Despite revenues of £20 million last year, the poor performance of the company's UK Letters & Parcels arm meant its profit for the year was just £39 million, down from £180 million in the previous year.
With losses in this department totalling £2 million a week, the likelihood of finding a private buyer for the state-owned business has been cast into doubt.
Those working in corporate insolvency will note that a four per cent drop in mail volumes meant total revenues stood at £9.2 billion, leaving the profit margin after costs at just 0.4 per cent.
However, this was offset by a 2.4 per cent reduction in working hours and many more jobs could go as the business looks to streamline its operations further.
Profits at the Post Office shrank from £33 million to £21 million due to a slow down in traditional business, but the government has committed to a funding package of £1.34 billion over four years with the aim of propping up beleaguered branches.
There was some positive news in the announcement, with General Logistic Systems (GLS) reporting a growth in operating profits of 5.3 per cent.

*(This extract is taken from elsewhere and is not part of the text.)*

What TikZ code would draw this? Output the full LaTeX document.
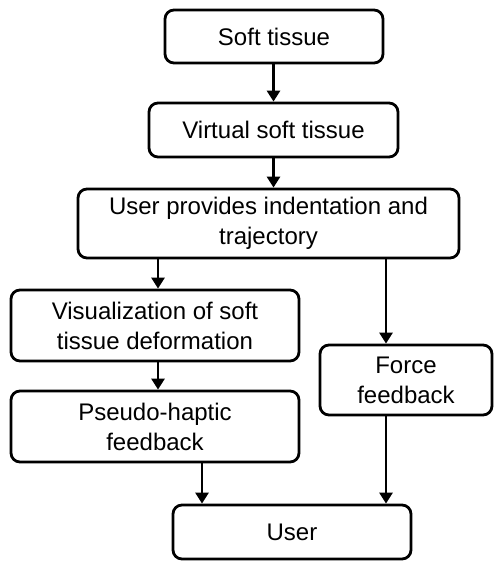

Also, negative cashflow reduced from £545 million (2009-10) to £213 million thanks to a one off property and business disposal which brought in £237 million.
Moya Greene, chief executive, said: "We need to put Royal Mail and our ability to deliver the USO on a sound, stable and sustainable footing. We have a clear plan in place to deal with our difficult business environment. The plan is very challenging but we are determined to achieve.
"The next two years will be challenging. We need to reduce our costs faster than the decline in revenues from our core letters business. The pace of change in our mail centres will continue. We expect that around half of the mail centres could close by 2016/17," she added.